Black Daughter of the Confederacy Lisa Richardson observed that, “Like millions of African-Americans, I am the descendant of a Confederate soldier. True, we are most likely descendants through coerced sex and rape, but we are descendants all the same.” According to, the DNA of the average African-American is 29 percent European. These bronzed Southern soldiers are literally our forefathers, too.

“The president has asked, ‘Where will it end?’ Will the removal of General Lees lead to upheaval for Thomas Jefferson? Trigger the end for George Washington?” Richardson wrote in a Los Angeles Times opinion piece. “I would ask, How could a patriot be confused with a traitor? How can leading a war to bring forth a new country be confused with leading a rebellion to tear it in two? The two kinds of monuments do, however, have something in common. The memorialized men serve as avatars, as conduits for the values they espoused. Revolutionary-era monuments lead us to contemplate and revere Revolutionary-era values. Confederate monuments do the same for Confederate ideals. The men of both ages were flawed, but the values of one age bind and sustain us as a nation. The values of the other do not.”

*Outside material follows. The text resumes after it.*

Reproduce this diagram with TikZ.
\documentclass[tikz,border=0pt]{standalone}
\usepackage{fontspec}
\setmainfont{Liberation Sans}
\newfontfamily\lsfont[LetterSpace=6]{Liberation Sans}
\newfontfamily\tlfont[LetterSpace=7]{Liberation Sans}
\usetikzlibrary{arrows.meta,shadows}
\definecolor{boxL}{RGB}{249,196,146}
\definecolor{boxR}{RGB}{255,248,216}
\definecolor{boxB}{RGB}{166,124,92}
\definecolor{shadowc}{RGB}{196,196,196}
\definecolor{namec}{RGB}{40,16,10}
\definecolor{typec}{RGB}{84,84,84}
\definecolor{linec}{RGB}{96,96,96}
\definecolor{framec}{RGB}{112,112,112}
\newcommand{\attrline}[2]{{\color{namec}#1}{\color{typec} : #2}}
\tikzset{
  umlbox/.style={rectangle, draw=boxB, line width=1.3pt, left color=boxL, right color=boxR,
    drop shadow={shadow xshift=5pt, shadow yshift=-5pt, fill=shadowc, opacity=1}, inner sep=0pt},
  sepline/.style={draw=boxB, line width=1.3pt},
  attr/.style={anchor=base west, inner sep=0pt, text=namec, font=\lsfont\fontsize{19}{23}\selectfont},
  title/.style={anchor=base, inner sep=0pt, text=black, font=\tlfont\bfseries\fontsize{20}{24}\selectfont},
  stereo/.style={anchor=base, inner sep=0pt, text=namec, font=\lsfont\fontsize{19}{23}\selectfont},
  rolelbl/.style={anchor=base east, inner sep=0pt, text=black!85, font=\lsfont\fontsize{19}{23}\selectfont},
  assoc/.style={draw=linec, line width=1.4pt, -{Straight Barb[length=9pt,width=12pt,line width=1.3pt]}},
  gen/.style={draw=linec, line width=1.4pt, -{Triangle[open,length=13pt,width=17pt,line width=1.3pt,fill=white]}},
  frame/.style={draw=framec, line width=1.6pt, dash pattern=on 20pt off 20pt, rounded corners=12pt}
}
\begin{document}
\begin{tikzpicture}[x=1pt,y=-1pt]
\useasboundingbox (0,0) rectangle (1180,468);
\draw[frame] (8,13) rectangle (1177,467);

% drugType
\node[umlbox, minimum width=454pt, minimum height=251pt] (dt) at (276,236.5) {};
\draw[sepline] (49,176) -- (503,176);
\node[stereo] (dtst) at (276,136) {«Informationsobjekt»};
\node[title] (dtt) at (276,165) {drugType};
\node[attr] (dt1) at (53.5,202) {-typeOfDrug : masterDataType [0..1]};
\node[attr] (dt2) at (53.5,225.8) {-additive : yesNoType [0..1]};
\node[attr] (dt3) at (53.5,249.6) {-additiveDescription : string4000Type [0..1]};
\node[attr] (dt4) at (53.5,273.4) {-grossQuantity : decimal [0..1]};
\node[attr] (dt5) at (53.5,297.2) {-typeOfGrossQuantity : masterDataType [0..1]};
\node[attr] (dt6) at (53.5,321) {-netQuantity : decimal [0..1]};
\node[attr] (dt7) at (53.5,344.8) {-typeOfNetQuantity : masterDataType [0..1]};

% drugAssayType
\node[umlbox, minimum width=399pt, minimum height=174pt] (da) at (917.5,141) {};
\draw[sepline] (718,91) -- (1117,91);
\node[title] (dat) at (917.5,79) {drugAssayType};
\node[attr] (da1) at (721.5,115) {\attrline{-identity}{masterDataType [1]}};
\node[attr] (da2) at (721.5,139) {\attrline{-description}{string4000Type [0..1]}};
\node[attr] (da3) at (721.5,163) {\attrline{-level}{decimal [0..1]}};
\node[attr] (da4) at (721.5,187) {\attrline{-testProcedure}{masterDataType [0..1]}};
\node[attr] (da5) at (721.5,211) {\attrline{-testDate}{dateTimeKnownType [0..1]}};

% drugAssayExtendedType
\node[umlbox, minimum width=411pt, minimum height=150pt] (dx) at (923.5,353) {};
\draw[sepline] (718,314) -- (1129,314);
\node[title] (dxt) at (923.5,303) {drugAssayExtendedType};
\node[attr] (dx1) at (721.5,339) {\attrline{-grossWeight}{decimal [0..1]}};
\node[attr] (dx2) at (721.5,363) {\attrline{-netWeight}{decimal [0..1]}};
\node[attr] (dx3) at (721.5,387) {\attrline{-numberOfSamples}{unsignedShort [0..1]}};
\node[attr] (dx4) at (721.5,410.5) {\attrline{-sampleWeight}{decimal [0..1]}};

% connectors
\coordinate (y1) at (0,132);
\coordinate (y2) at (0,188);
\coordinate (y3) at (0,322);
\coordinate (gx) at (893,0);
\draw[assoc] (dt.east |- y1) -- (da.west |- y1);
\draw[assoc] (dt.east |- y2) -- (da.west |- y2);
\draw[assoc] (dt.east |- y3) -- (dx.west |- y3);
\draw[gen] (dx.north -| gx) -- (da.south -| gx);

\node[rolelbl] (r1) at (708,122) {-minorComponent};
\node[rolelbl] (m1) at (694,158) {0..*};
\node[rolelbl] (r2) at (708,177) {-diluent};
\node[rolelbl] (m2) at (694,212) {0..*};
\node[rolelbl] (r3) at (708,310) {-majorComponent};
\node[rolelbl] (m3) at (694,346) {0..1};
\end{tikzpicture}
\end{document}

Are some defenders of the founding father statute debate easily succumbing to a to-the-victors-go-the-spoils mentality. Groups who lose wars, e.g. the Confederates, don’t get to dictate terms. They get dictated to. To this day, the Civil War’s shock waves continue to ripple through this country.  But what’s also at play is people performing moral gymnastics atop the cancerous institution of slavery. Washington and Jefferson are meted slavery wrist slaps because they were building “our” country and because slavery was commonplace, but Confederates get pilloried for relying on the same abomination? Much as historical revisionists might like to render some slaveholders less repugnant than others, the debate is likely to continue because the legacy of enslaving Africans played such a vital part in creating this country.